* **THE REQUEST**: Nothing outside the stretch should be returned: give exactly the lines from the line containing "The picture is" through the line containing "import plotly.graph_objects as go", including both.

------ EXERCISE DATA ------

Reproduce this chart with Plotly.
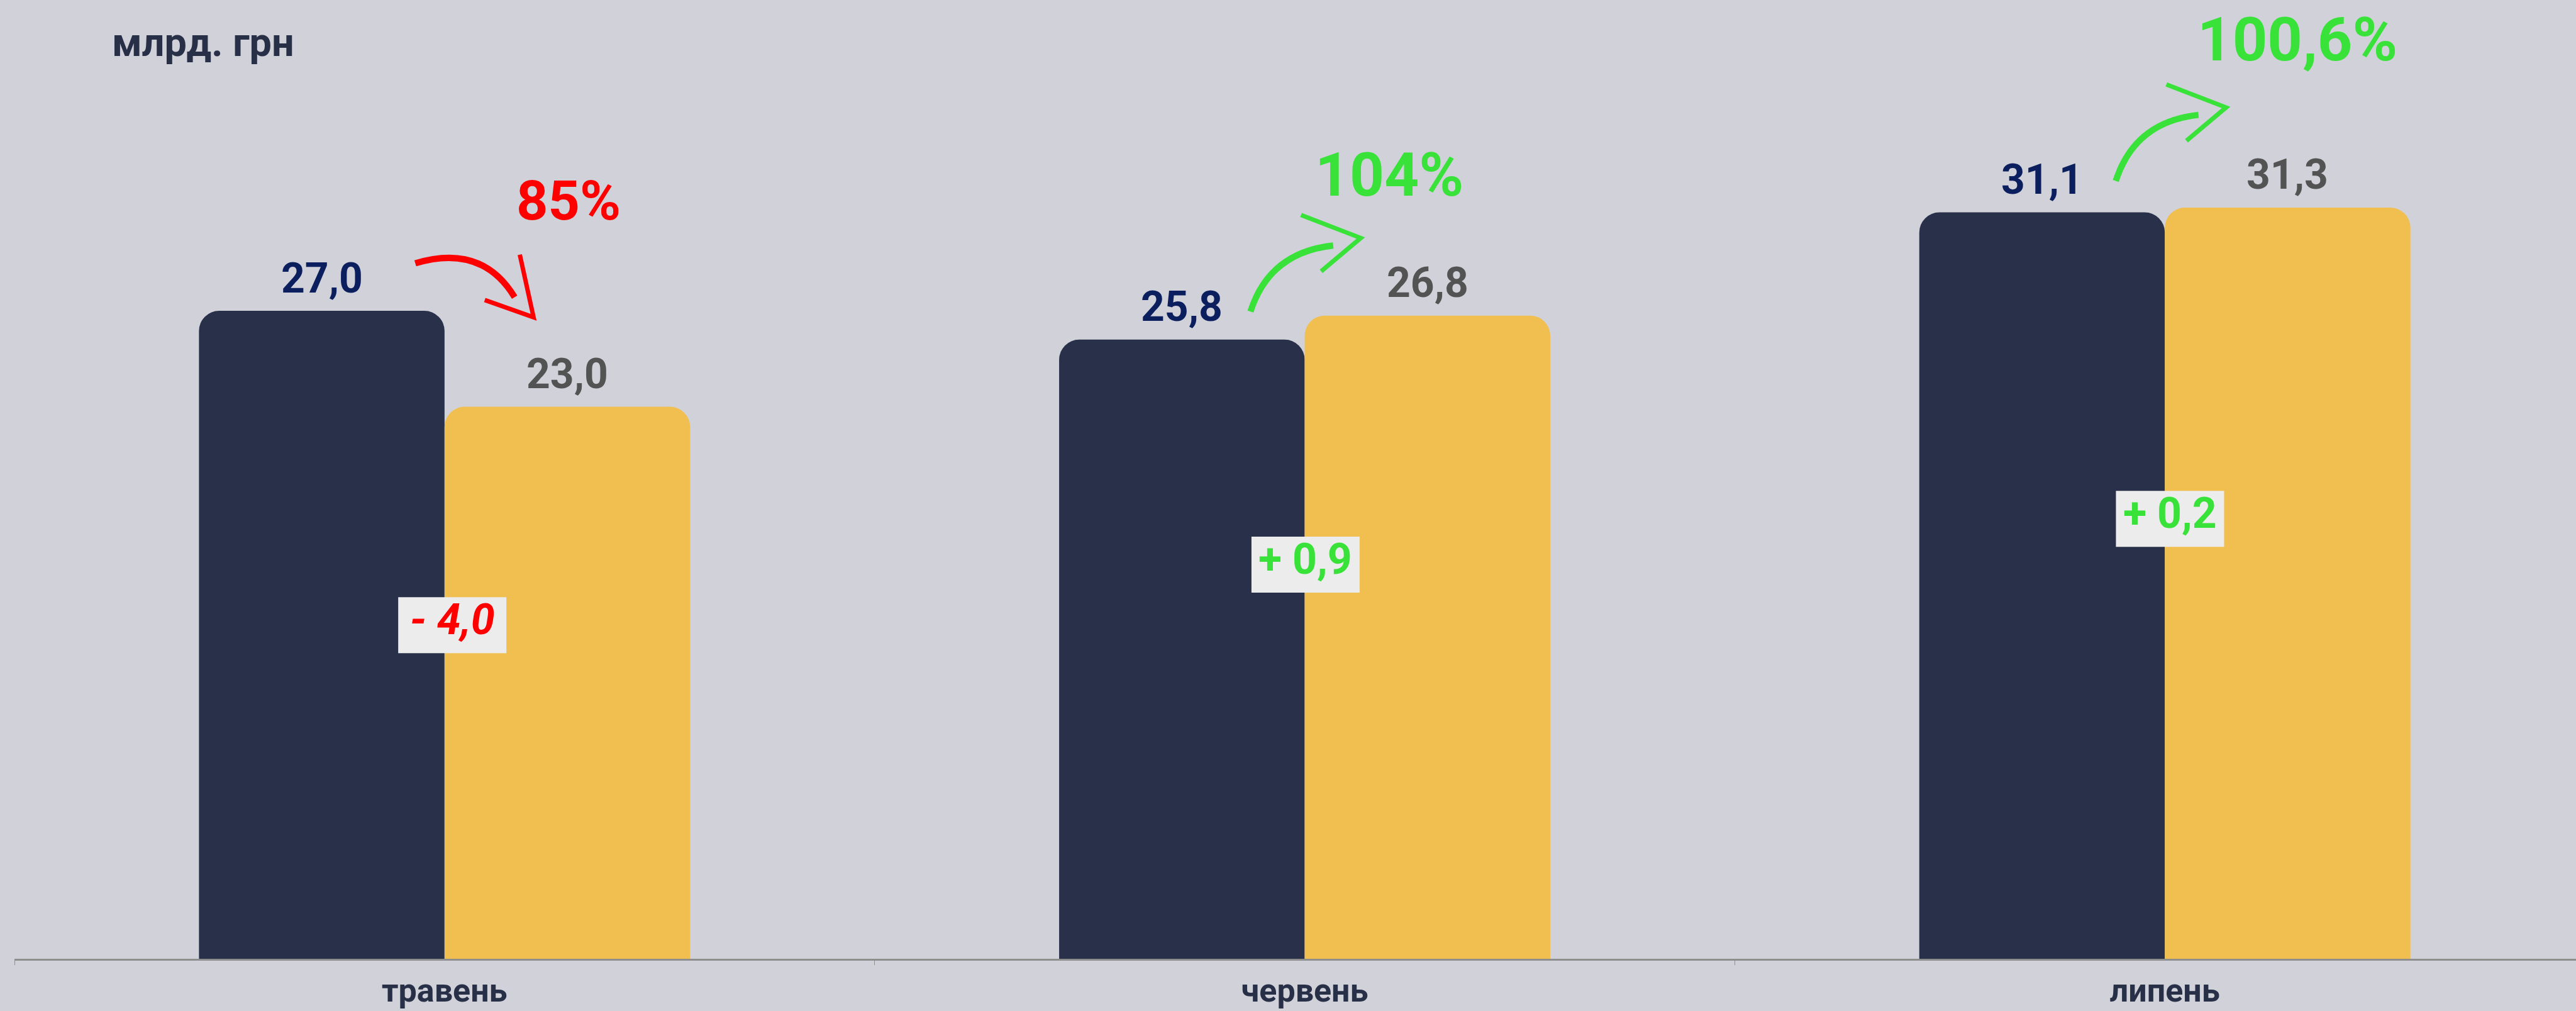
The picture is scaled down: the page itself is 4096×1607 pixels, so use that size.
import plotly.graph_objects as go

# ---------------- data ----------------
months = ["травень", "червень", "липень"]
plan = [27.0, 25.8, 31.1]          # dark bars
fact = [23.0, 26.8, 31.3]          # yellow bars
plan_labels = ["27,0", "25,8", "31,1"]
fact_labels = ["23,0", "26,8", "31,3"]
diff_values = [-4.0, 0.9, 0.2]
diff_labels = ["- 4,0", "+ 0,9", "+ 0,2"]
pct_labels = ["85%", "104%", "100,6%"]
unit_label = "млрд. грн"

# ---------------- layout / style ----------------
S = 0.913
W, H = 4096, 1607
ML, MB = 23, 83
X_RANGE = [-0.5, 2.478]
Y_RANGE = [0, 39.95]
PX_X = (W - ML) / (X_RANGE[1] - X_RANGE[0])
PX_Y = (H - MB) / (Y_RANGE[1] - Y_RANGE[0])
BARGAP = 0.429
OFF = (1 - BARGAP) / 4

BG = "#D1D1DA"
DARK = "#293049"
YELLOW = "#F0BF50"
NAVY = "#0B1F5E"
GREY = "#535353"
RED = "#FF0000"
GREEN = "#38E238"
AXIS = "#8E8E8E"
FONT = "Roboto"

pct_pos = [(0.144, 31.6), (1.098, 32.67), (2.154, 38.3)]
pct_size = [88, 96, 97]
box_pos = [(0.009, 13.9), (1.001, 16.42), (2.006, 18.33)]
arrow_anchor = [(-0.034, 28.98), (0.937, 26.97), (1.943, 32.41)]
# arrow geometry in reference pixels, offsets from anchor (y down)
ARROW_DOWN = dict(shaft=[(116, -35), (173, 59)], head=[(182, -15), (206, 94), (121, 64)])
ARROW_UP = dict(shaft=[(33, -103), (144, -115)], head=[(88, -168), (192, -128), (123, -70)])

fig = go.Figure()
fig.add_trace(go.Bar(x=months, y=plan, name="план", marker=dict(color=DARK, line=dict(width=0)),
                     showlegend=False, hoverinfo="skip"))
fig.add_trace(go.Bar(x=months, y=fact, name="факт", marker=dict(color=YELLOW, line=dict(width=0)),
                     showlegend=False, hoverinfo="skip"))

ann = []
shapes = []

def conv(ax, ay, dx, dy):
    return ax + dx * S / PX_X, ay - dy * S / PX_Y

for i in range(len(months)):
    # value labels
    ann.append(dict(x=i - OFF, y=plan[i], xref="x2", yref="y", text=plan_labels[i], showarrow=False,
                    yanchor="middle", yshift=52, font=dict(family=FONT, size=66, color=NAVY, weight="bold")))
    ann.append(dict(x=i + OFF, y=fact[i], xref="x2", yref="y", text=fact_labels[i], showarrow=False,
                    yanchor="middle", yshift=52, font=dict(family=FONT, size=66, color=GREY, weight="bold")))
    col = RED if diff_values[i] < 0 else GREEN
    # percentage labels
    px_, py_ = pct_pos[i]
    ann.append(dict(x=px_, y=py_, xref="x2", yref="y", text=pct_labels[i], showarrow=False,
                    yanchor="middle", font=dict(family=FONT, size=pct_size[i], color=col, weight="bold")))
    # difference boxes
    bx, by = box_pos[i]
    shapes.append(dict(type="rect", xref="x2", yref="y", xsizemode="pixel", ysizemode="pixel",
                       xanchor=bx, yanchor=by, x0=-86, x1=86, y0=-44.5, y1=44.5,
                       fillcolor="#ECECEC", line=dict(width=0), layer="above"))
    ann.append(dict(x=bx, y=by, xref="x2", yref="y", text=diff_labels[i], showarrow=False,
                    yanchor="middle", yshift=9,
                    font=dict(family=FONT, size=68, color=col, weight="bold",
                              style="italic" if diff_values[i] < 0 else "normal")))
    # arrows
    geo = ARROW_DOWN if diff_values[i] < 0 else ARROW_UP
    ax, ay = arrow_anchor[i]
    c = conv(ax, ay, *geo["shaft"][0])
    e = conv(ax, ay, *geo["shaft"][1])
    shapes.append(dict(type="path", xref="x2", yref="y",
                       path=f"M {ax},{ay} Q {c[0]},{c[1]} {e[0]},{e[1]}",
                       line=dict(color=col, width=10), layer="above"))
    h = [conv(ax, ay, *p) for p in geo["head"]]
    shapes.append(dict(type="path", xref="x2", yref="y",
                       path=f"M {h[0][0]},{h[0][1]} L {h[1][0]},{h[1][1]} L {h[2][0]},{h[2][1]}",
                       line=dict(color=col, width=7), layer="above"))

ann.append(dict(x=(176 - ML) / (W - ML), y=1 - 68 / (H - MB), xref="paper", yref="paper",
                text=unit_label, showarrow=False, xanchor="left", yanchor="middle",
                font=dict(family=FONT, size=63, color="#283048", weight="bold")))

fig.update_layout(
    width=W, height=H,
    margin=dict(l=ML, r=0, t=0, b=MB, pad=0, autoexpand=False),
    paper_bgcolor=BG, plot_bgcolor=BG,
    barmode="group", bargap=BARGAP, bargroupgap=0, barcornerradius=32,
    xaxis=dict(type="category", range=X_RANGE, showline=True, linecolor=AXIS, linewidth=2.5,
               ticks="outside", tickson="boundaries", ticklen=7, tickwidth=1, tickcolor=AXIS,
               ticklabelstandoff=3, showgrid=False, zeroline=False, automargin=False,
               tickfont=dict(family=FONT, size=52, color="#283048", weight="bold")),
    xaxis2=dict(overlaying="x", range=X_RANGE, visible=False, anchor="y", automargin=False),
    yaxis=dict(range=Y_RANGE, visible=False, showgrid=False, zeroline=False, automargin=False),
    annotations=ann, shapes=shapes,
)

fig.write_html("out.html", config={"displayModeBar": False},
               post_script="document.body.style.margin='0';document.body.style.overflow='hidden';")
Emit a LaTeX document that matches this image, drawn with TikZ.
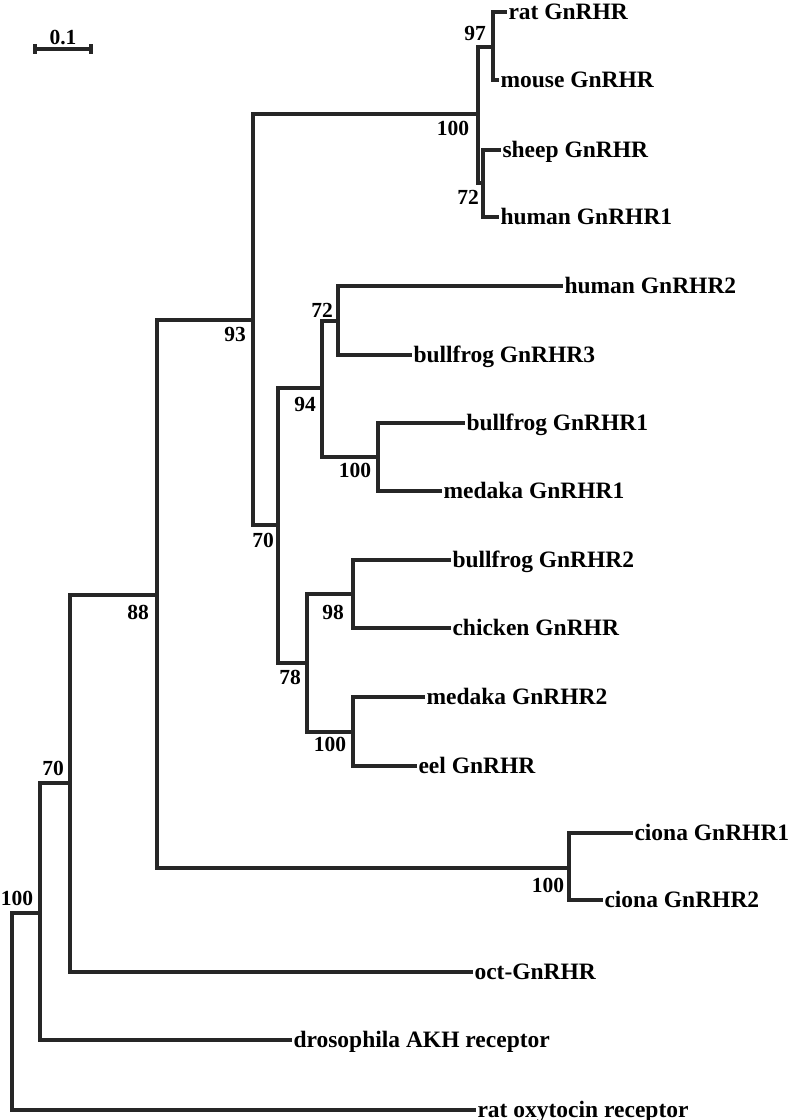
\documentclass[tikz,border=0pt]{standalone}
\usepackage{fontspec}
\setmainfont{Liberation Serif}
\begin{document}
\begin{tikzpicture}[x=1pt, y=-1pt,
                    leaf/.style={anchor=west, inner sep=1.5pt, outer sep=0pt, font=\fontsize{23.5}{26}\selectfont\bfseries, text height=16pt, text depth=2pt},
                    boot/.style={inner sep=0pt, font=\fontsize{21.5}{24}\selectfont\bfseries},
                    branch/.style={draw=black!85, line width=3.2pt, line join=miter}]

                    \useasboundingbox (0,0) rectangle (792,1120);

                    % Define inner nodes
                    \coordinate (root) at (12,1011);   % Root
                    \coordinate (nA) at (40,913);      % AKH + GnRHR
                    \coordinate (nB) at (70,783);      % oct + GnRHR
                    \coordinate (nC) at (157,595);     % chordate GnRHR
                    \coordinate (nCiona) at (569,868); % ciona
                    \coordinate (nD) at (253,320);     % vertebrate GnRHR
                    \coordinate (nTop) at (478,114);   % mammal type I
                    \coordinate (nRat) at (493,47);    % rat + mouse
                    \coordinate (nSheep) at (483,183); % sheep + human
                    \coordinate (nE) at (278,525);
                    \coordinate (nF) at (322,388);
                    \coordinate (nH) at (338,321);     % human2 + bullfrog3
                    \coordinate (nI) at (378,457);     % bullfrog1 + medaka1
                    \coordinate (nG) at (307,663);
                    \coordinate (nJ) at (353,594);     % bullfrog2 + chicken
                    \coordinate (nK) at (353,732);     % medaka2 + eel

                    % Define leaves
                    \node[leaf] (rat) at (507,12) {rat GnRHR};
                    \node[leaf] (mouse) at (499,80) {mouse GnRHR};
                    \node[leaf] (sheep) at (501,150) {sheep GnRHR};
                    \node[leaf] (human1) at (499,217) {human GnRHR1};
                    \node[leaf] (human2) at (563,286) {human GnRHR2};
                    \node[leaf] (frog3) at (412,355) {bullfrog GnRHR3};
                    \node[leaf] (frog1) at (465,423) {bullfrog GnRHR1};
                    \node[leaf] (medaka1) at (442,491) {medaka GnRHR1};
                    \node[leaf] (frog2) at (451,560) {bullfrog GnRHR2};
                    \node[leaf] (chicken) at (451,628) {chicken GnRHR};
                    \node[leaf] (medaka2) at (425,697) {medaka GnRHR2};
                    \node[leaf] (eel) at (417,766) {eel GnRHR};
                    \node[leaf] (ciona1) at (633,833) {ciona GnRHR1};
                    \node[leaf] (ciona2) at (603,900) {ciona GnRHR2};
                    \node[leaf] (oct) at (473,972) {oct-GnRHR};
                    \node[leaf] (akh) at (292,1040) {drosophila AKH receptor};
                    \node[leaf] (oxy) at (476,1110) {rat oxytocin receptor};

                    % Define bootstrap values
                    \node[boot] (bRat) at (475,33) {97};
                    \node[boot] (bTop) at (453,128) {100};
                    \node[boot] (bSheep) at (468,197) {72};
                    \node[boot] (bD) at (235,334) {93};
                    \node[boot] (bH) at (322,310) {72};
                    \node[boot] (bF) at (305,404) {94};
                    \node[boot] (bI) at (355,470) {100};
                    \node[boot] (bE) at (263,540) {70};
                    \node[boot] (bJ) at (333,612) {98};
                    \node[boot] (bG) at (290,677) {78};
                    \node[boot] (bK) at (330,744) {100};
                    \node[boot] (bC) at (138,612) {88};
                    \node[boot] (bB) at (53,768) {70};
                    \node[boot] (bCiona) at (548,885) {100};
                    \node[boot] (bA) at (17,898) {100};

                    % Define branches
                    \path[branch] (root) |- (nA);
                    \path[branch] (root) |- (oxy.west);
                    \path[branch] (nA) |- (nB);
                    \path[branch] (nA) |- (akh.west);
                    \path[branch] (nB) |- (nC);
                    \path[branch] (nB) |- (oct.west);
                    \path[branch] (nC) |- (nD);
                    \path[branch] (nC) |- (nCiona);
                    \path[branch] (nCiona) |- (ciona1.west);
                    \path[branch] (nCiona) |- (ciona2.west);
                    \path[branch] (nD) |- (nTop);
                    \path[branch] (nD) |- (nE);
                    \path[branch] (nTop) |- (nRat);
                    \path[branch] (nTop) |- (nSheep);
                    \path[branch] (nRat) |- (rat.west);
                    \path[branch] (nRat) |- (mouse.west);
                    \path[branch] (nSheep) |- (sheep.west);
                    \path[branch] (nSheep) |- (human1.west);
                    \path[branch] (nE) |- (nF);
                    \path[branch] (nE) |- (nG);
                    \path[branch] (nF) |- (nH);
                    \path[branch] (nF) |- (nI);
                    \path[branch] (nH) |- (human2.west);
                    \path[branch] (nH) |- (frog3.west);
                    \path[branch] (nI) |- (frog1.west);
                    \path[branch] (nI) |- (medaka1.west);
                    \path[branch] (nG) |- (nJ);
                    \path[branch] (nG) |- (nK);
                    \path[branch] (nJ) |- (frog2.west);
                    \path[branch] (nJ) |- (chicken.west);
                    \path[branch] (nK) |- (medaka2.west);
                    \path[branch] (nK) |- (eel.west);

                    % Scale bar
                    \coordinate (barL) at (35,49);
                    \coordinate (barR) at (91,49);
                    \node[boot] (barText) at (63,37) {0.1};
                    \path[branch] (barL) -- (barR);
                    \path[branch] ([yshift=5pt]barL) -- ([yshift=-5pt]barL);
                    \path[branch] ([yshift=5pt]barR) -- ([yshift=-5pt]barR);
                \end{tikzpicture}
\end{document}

------

* **WRITTEN SOLUTION**:
The picture is scaled down: the page itself is 4096×1607 pixels, so use that size.
import plotly.graph_objects as go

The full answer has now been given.